■ Direction:
Search the records for the word "with" and pick out every line that has it.

■ Source data:
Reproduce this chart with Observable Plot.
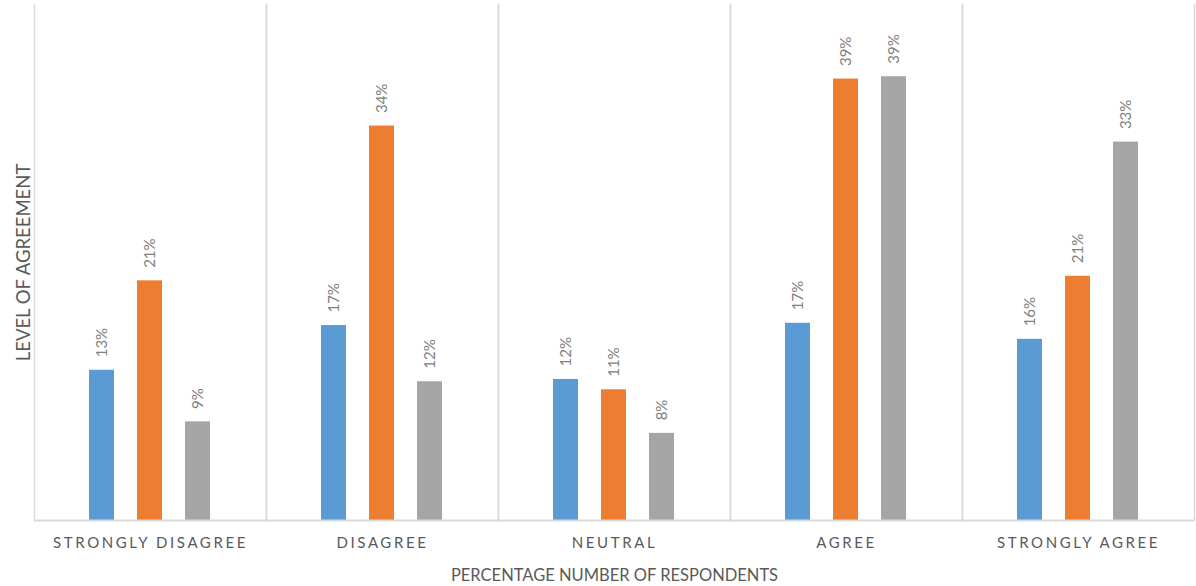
...
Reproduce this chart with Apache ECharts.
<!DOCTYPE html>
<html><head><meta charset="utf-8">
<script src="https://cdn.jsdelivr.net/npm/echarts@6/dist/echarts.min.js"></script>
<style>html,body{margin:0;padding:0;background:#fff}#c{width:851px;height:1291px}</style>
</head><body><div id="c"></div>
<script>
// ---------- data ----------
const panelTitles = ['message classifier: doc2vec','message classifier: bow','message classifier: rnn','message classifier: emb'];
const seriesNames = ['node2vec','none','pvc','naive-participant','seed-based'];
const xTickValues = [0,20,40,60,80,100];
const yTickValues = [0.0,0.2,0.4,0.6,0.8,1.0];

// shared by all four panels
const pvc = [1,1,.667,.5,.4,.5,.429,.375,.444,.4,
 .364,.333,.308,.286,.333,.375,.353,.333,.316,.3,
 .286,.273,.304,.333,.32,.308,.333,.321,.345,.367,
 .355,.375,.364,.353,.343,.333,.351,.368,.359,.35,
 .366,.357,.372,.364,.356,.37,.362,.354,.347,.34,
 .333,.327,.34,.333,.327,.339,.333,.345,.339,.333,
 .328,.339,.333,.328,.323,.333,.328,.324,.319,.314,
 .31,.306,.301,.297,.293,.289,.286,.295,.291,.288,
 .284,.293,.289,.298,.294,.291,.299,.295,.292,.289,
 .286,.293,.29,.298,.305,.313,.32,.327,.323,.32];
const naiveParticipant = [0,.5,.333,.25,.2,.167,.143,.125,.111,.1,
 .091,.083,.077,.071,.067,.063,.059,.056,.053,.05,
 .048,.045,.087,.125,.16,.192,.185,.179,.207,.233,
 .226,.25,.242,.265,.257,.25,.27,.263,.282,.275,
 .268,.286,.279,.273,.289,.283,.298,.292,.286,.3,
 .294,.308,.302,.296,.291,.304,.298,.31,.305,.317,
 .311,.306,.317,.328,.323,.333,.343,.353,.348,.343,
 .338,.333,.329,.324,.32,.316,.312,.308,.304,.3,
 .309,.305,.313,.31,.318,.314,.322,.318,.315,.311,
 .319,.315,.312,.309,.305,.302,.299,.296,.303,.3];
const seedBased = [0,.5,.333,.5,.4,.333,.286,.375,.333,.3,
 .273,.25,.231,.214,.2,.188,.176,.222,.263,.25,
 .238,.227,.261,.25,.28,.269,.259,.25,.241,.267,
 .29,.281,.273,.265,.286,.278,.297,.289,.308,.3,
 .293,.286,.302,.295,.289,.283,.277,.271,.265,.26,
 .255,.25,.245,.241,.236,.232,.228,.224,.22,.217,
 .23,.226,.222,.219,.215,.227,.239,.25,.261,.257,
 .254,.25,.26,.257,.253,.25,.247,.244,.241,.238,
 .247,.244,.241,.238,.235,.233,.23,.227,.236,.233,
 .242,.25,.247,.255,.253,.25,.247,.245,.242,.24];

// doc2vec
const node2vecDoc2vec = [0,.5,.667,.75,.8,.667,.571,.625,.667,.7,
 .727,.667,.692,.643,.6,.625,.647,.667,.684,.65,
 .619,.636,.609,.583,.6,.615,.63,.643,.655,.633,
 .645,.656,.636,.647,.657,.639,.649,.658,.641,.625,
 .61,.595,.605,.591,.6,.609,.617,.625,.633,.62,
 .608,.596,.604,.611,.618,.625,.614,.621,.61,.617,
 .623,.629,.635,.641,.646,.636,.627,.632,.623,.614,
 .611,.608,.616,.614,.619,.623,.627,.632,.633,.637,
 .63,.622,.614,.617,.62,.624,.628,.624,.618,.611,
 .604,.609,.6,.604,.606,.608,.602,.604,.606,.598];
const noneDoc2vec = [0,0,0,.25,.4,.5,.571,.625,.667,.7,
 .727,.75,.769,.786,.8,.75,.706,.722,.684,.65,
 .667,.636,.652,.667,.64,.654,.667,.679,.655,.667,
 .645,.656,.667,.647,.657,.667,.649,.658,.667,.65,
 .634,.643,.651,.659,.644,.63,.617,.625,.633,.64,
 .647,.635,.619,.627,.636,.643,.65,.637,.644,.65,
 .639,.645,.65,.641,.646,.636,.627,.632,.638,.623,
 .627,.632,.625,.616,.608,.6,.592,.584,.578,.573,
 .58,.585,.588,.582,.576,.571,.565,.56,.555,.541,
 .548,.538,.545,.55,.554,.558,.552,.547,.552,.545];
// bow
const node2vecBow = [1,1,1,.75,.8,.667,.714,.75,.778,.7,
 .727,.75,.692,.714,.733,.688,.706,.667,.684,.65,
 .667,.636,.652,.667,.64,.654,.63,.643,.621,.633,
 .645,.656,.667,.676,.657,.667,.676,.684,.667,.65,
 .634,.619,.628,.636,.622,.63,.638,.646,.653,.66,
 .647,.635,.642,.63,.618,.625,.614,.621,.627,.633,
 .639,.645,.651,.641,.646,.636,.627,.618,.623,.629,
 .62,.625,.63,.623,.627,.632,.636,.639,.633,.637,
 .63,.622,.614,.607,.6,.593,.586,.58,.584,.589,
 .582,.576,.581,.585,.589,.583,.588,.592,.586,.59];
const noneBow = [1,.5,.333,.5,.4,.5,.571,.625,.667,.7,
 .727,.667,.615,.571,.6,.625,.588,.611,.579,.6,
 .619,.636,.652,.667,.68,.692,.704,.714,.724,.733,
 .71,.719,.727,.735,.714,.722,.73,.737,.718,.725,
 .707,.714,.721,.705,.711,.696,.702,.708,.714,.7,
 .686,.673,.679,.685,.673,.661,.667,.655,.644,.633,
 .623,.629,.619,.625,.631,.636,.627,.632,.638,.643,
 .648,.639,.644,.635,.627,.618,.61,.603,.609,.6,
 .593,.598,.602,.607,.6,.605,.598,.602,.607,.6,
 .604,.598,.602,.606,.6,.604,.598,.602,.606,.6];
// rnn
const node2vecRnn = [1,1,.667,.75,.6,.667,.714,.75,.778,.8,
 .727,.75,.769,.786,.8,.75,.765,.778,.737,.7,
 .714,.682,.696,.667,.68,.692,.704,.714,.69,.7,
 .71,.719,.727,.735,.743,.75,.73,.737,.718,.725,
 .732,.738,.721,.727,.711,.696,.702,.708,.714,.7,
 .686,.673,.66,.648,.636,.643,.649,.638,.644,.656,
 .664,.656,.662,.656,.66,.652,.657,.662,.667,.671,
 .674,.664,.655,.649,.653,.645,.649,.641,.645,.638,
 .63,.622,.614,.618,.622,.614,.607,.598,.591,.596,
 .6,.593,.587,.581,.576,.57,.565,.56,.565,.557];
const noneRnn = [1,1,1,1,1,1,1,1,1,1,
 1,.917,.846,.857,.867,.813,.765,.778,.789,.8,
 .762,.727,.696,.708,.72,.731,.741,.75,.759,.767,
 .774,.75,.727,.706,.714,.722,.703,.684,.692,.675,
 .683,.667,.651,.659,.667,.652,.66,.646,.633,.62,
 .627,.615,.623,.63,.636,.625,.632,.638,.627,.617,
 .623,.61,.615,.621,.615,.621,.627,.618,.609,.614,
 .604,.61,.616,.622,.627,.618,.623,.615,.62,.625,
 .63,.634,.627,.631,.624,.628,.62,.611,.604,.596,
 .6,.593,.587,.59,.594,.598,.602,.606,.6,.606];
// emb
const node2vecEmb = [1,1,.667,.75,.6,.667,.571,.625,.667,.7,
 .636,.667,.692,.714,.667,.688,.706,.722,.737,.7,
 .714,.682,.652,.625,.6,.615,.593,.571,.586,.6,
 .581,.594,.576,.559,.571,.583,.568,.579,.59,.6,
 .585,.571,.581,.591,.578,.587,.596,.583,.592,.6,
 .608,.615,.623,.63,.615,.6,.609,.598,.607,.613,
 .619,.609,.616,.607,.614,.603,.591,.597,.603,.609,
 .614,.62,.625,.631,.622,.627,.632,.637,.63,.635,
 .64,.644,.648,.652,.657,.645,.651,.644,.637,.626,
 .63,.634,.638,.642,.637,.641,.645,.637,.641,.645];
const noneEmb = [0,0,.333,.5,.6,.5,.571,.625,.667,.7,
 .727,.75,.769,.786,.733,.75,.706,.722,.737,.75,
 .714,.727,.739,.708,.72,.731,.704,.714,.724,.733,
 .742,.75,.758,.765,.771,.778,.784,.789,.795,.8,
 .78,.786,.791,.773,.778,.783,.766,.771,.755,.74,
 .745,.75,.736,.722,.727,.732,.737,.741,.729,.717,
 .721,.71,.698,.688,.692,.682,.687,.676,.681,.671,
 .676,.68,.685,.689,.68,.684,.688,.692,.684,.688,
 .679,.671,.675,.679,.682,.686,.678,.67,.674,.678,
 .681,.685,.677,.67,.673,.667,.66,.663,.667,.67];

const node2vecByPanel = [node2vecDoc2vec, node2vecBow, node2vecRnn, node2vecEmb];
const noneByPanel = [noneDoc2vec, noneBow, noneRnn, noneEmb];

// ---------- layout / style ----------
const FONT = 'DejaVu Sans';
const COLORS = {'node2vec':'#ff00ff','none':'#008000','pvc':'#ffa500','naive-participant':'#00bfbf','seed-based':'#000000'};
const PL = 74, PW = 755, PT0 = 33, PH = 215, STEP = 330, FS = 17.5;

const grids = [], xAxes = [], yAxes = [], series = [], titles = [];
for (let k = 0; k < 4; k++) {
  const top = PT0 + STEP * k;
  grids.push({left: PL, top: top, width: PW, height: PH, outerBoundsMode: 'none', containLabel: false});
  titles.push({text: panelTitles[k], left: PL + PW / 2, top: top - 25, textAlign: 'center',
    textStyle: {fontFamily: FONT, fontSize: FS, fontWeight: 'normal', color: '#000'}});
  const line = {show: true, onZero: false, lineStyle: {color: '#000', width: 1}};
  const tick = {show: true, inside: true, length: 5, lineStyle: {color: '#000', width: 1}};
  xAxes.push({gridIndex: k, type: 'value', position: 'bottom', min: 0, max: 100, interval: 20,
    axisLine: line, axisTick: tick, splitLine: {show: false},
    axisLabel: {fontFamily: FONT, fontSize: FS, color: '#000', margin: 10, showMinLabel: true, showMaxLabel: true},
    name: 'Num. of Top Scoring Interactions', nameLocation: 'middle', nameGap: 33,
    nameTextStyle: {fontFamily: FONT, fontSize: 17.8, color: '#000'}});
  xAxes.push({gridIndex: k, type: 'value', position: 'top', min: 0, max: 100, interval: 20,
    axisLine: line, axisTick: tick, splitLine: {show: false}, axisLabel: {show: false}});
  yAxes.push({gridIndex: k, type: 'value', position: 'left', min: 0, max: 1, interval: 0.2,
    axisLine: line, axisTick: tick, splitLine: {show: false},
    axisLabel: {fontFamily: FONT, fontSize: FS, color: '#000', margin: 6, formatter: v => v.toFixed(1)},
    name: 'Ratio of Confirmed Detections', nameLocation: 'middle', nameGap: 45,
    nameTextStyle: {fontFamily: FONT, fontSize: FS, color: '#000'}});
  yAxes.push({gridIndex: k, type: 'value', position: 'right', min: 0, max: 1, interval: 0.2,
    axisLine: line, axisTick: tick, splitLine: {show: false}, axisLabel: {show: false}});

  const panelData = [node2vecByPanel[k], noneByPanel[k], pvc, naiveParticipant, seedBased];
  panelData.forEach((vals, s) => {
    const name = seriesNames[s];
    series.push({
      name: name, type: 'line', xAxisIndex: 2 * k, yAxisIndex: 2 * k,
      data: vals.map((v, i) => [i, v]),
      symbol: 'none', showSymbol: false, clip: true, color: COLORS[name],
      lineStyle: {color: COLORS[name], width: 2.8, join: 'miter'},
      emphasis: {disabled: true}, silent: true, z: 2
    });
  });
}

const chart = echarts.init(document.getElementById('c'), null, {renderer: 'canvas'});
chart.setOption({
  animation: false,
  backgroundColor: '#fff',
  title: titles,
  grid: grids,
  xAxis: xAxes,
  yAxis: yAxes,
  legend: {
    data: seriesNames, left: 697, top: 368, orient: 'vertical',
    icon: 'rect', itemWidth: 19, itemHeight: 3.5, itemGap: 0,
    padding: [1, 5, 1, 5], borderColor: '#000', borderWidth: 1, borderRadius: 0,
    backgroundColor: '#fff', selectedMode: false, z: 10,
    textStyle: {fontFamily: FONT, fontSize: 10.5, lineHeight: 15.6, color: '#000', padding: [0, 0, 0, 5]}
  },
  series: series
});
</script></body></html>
* * *
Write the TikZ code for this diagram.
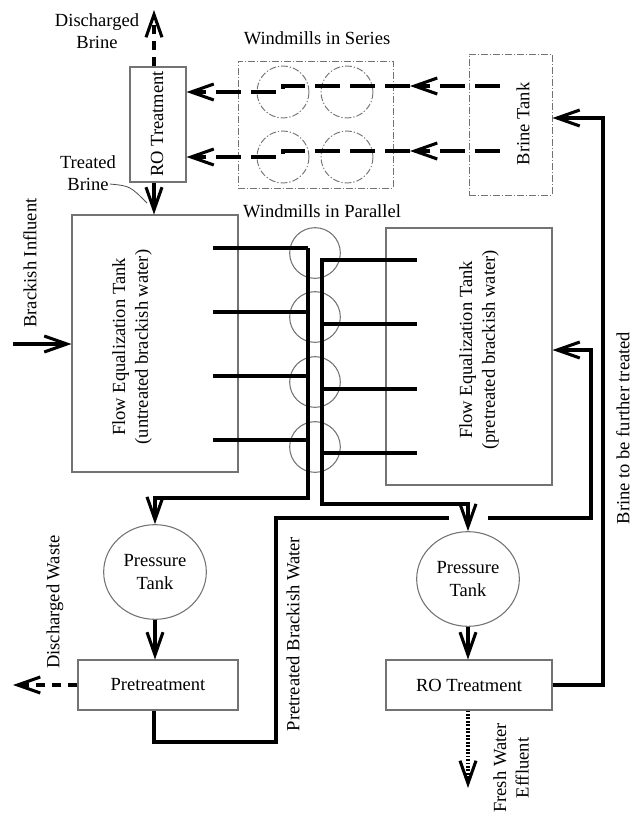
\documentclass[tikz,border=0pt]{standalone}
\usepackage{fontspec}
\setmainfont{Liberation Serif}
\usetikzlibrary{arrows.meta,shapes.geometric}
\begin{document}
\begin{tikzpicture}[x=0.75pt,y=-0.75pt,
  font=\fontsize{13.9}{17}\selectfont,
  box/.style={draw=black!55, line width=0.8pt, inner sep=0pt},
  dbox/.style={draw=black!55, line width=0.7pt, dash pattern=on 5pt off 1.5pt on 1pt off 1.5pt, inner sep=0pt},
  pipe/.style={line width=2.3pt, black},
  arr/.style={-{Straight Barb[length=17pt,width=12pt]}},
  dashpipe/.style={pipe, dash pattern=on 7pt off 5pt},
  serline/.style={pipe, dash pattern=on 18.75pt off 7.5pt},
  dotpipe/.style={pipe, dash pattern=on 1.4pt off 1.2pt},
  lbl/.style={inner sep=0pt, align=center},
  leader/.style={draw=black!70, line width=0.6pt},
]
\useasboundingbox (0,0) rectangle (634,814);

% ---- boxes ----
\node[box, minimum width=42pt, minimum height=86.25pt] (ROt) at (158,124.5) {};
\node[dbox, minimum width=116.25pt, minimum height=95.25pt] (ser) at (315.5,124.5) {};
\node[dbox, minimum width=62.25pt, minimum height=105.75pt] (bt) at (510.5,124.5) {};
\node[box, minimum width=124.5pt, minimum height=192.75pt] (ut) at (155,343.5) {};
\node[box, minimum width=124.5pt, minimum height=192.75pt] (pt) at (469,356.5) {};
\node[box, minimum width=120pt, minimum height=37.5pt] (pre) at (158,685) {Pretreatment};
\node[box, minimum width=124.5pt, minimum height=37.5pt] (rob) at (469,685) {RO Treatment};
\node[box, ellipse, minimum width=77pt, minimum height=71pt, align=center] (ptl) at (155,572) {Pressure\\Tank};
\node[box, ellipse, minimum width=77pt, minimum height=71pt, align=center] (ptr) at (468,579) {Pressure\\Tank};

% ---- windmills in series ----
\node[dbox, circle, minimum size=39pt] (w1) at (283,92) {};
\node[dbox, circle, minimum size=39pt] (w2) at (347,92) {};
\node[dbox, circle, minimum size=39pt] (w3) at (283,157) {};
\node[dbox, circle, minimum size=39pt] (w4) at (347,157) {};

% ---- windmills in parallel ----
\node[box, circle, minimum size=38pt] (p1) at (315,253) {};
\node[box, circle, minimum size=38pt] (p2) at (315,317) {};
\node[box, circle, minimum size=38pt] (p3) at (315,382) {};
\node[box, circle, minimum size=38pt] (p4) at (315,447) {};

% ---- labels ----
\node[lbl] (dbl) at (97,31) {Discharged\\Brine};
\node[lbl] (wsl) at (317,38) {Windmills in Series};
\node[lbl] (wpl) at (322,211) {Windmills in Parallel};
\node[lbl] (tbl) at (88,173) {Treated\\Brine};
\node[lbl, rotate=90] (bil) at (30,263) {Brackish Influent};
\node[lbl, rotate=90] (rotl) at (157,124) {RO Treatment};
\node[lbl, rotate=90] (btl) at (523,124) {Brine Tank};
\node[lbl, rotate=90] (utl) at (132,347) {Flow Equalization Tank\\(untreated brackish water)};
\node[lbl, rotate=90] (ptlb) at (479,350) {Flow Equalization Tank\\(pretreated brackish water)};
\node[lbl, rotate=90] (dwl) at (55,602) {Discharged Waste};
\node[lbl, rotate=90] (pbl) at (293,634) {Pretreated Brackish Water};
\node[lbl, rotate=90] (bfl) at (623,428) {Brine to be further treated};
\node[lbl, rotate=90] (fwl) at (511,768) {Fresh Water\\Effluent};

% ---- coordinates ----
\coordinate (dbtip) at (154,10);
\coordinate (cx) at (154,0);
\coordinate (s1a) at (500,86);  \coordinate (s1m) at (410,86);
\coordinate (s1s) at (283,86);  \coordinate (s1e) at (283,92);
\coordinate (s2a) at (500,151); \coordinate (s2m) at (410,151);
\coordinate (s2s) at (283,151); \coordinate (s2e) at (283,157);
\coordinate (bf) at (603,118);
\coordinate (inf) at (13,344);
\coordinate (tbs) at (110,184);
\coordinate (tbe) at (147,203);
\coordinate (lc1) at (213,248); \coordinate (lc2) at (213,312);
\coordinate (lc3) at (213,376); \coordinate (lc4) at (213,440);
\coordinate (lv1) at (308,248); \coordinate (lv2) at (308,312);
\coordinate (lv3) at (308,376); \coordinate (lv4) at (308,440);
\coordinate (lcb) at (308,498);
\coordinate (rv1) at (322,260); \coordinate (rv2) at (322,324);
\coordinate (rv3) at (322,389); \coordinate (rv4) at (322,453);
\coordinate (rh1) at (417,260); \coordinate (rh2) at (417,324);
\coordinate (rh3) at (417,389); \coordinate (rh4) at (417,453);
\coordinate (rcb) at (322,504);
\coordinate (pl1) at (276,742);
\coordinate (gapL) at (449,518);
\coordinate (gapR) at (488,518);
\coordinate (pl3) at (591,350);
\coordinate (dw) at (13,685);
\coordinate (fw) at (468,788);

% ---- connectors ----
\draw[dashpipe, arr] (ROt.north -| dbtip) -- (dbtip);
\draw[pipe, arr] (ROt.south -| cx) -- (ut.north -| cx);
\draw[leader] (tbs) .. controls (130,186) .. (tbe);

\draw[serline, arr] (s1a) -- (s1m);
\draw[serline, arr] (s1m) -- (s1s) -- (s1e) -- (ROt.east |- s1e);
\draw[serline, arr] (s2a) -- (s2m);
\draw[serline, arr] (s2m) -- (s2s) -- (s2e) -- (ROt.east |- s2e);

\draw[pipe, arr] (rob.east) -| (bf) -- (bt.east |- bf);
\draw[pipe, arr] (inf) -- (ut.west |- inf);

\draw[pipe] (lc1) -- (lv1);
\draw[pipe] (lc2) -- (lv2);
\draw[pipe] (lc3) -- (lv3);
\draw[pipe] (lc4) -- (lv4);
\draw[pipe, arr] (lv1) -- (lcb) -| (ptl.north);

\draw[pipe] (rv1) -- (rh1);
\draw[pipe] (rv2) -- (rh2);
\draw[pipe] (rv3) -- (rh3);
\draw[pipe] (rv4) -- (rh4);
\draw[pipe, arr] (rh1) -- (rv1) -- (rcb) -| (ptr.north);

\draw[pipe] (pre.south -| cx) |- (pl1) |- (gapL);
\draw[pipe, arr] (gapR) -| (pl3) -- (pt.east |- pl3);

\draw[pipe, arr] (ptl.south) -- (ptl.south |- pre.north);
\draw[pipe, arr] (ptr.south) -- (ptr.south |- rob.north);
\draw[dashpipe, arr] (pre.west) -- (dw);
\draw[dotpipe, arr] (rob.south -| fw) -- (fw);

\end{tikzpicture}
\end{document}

■ Worked answer:
Reproduce this chart with Observable Plot.
Reproduce this chart with Apache ECharts.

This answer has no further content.